The committees’ responsibilities include:
• inventorying present Obion County Museum artifacts;
• establishing a “vision” of the theme associated with the committee;
• listing artifacts needed to fulfill the vision;
• contacting those who have access to such artifacts and attempting to secure them for the Discovery project;
• conceptualizing exhibits that will appeal to each of the five senses;
• supervising the transportation and installation of the artifacts;
• presenting funding needs to the appropriate committees;
• assisting with funding efforts for each committee’s area of interest;
• acknowledging all “gifts” from donors or lenders;
• determining goals “for today, tomorrow and 50 years into the future.”
Since that session, most of the groups (in particular, the theme committees) have managed to stage additional brainstorming sessions and have tried to meet goals Cardinal asked them to consider at his earlier visit. These included verbalizing each committee’s vision for their Discovery area of influence; listing a proposal of exhibit content; developing a story line for each theme; estimating the size space required to bring that theme to life; considering equipment that might be needed to make the project workable; envisioning space relationships, organizational flow, traffic and usage and possible timetables; and thinking in terms of “a day in the life of your room.”

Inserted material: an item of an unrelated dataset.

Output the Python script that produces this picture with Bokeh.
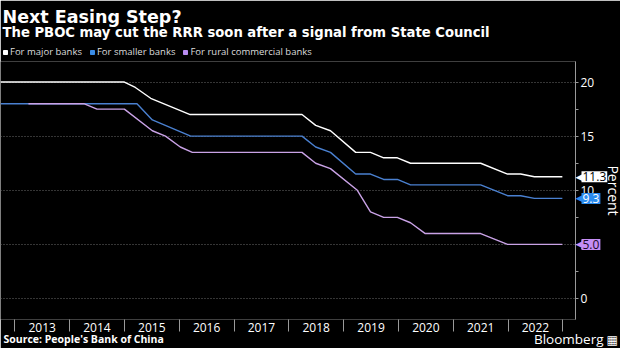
import math
from bokeh.plotting import figure
from bokeh.models import (Range1d, FixedTicker, LinearAxis, Label, Legend, LegendItem, GridBox)
from bokeh.embed import file_html
from bokeh.resources import INLINE

# ---- data (decimal years, percent) ----
major_x = [2012.74, 2015.0, 2015.2, 2015.48, 2016.2, 2018.24, 2018.49, 2018.76, 2019.22,
           2019.49, 2019.73, 2019.98, 2020.22, 2021.5, 2021.99, 2022.23, 2022.48, 2022.99]
major_y = [20, 20, 19.5, 18.5, 17, 17, 16, 15.5, 13.5,
           13.5, 13, 13, 12.5, 12.5, 11.5, 11.5, 11.25, 11.25]

smaller_x = [2012.74, 2015.23, 2015.51, 2016.21, 2018.24, 2018.49, 2018.76, 2019.22,
             2019.49, 2019.73, 2019.98, 2020.22, 2021.5, 2021.99, 2022.23, 2022.48, 2022.99]
smaller_y = [18, 18, 16.5, 15, 15, 14, 13.5, 11.5,
             11.5, 11, 11, 10.5, 10.5, 9.5, 9.5, 9.25, 9.25]

rural_x = [2013.25, 2014.26, 2014.5, 2015.0, 2015.51, 2015.75, 2016.02, 2016.24, 2018.24,
           2018.49, 2018.76, 2019.25, 2019.49, 2019.73, 2019.98, 2020.22, 2020.49, 2021.5,
           2021.99, 2022.99]
rural_y = [18, 18, 17.5, 17.5, 15.5, 15, 14, 13.5, 13.5,
           12.5, 12, 10, 8, 7.5, 7.5, 7, 6, 6,
           5, 5]

years = [2013, 2014, 2015, 2016, 2017, 2018, 2019, 2020, 2021, 2022]
y_ticks = [0, 5, 10, 15, 20]
y_minor = [2.5, 7.5, 12.5, 17.5]

series_names = ["For major banks", "For smaller banks", "For rural commercial banks"]
line_colors = ["#ffffff", "#4a80d0", "#c9a2e6"]
key_colors = ["#ffffff", "#3a8ce6", "#b98cf0"]
tag_colors = ["#ffffff", "#2a8bef", "#c58ef5"]
tag_text_colors = ["#000000", "#ffffff", "#1a0a2a"]

title_text = "Next Easing Step?"
subtitle_text = "The PBOC may cut the RRR soon after a signal from State Council"
source_text = "Source: People's Bank of China"
brand_text = "Bloomberg"
y_label_text = "Percent"

FONT = "Open Sans"
HEAD_FONT = "DejaVu Sans"
W, H = 620, 348
TOP, BOTTOM, RIGHT = 61, 29, 45
Y0, Y1 = -1.94, 21.9


def one_decimal(v):
    return "%.1f" % (int(v * 10 + 0.5) / 10)


# ---------------- main chart ----------------
p = figure(width=W, height=H, output_backend="svg", toolbar_location=None,
           x_range=Range1d(2012.74, 2023.23), y_range=Range1d(Y0, Y1),
           y_axis_location=None, x_axis_location=None,
           min_border_left=0, min_border_right=RIGHT, min_border_top=TOP,
           min_border_bottom=BOTTOM, frame_align=False)
p.background_fill_color = "#000000"
p.border_fill_color = "#000000"
p.outline_line_color = None
p.xgrid.visible = False

xaxis = LinearAxis(ticker=FixedTicker(ticks=[y + 0.5 for y in years],
                                      minor_ticks=years + [years[-1] + 1]))
xaxis.major_label_overrides = {y + 0.5: str(y) for y in years}
xaxis.axis_line_color = None
xaxis.major_tick_line_color = None
xaxis.major_tick_out = 0
xaxis.major_tick_in = 0
xaxis.minor_tick_in = 0
xaxis.minor_tick_out = 12
xaxis.minor_tick_line_color = "#9a9a9a"
xaxis.major_label_standoff = -9
xaxis.major_label_text_color = "#ffffff"
xaxis.major_label_text_font = FONT
xaxis.major_label_text_font_size = "12px"
p.add_layout(xaxis, "below")

yaxis = LinearAxis(ticker=FixedTicker(ticks=y_ticks, minor_ticks=y_minor))
yaxis.axis_line_color = "#9a9a9a"
yaxis.major_tick_line_color = "#9a9a9a"
yaxis.minor_tick_line_color = "#9a9a9a"
yaxis.major_tick_out = 3
yaxis.major_tick_in = 0
yaxis.minor_tick_out = 3
yaxis.minor_tick_in = 0
yaxis.major_label_standoff = 2
yaxis.major_label_text_color = "#ffffff"
yaxis.major_label_text_font = FONT
yaxis.major_label_text_font_size = "12px"
p.add_layout(yaxis, "right")

p.ygrid.ticker = FixedTicker(ticks=y_ticks)
p.ygrid.grid_line_color = "#6a6a6a"
p.ygrid.grid_line_dash = "1 2"
p.ygrid.grid_line_width = 1

xs = [major_x, smaller_x, rural_x]
ys = [major_y, smaller_y, rural_y]
for sx_, sy_, c in zip(xs, ys, line_colors):
    p.line(sx_, sy_, line_color=c, line_width=1.4)

# ---------------- overlay for texts outside the plot frame ----------------
ppu = (H - TOP - BOTTOM) / (Y1 - Y0)
ov = figure(width=W, height=H, output_backend="svg", toolbar_location=None,
            x_range=Range1d(0, W),
            y_range=Range1d(Y0 - BOTTOM / ppu, Y1 + TOP / ppu),
            x_axis_location=None, y_axis_location=None,
            min_border=0, min_border_left=0, min_border_right=0,
            min_border_top=0, min_border_bottom=0, frame_align=False)
ov.background_fill_alpha = 0
ov.border_fill_alpha = 0
ov.outline_line_color = None
ov.grid.visible = False

# legend keys (square markers; NaN point so nothing is drawn in the plot)
nan = float("nan")
items = []
for name, c in zip(series_names, key_colors):
    r = ov.scatter(x=[nan], y=[nan], marker="square", size=6, fill_color=c, line_color=c)
    items.append(LegendItem(label=name, renderers=[r]))
legend = Legend(items=items, orientation="horizontal", location=(0, H - 58),
                background_fill_alpha=0, border_line_color=None,
                label_text_color="#dddddd", label_text_font=FONT,
                label_text_font_size="9.5px", glyph_width=10, glyph_height=12,
                label_height=12, label_standoff=0, spacing=5, padding=0, margin=0)
ov.add_layout(legend, "center")

# y-axis title, rotated, to the right of the tick labels and tags
ov.add_layout(Label(x=W - 7, y=(Y0 + Y1) / 2, text=y_label_text, angle=-math.pi / 2,
                    text_color="#ffffff", text_font=FONT, text_font_size="14px",
                    text_align="center", text_baseline="middle"))

# last-value tags next to the right axis
tag_x = W - RIGHT + 7
for sy_, tc, ttc in zip(ys, tag_colors, tag_text_colors):
    last = sy_[-1]
    ov.add_layout(Label(x=tag_x, y=last, text="\u25c0", text_color=tc,
                        text_font="DejaVu Sans", text_font_size="9px",
                        text_baseline="middle", text_align="right"))
    ov.add_layout(Label(x=tag_x - 1, y=last, text=one_decimal(last),
                        text_color=ttc, text_font=FONT, text_font_size="12px",
                        text_baseline="middle", text_align="left",
                        background_fill_color=tc, padding=1))

# titles and footer (screen units from bottom-left of canvas)
ov.add_layout(Label(x=2, y=H - 16, x_units="screen", y_units="screen",
                    text=title_text, text_color="#ffffff", text_font=HEAD_FONT,
                    text_font_size="17.5px", text_font_style="bold",
                    text_baseline="alphabetic"))
ov.add_layout(Label(x=2, y=H - 32, x_units="screen", y_units="screen",
                    text=subtitle_text, text_color="#ffffff", text_font=HEAD_FONT,
                    text_font_size="13.2px", text_font_style="bold",
                    text_baseline="alphabetic"))
ov.add_layout(Label(x=3, y=H - 338, x_units="screen", y_units="screen",
                    text=source_text, text_color="#ffffff", text_font=FONT,
                    text_font_size="10.5px", text_font_style="bold",
                    text_baseline="alphabetic"))
ov.add_layout(Label(x=603, y=H - 338, x_units="screen", y_units="screen",
                    text=brand_text, text_color="#ffffff", text_font=FONT,
                    text_font_size="13.5px", text_baseline="alphabetic",
                    text_align="right"))
ov.add_layout(Label(x=606, y=H - 339, x_units="screen", y_units="screen",
                    text="\u25a6", text_color="#ffffff", text_font="DejaVu Sans",
                    text_font_size="12px", text_baseline="alphabetic",
                    text_align="left"))

layout = GridBox(children=[(p, 0, 0), (ov, 0, 0)])
open("out.html", "w").write(file_html(layout, INLINE))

Monday night, the architects met the public once again at the Obion County Public Library and answered questions that emerged from those committee sessions. They also showed sketches of some preliminary layouts for the complex.
On Tuesday, the team began 90-minute sessions with the individual committees who are reporting on their work to them.
These will continue through Thursday morning.
From these encounters, Cardinal says he will gain a deeper understanding of the proposal that will allow him to begin to work in a more directed fashion with the embryonic concepts he gained at the first public meetings.
While the innovative architect has presented some exterior sketches to those who have attended the sessions staged over the past three weeks, he stresses that these will not represent a final draft. His contract requires that he ultimately present three proposals for the project for review and selection by the board.
The information he is gaining this week will determine the interior layout of the project and those dimensions will, in turn, shape the structure that will rise from the plot of land that Union City’s founder, Gen. George Gibbs, selected as his homestead in the mid-19th century.
Gibbs broke new ground physically — a pioneer with a vision.
Cardinal, the Kirklands and the community have the opportunity to break new ground, as well — the opportunity to become pioneers themselves, “Discovering” endless possibilities for the future.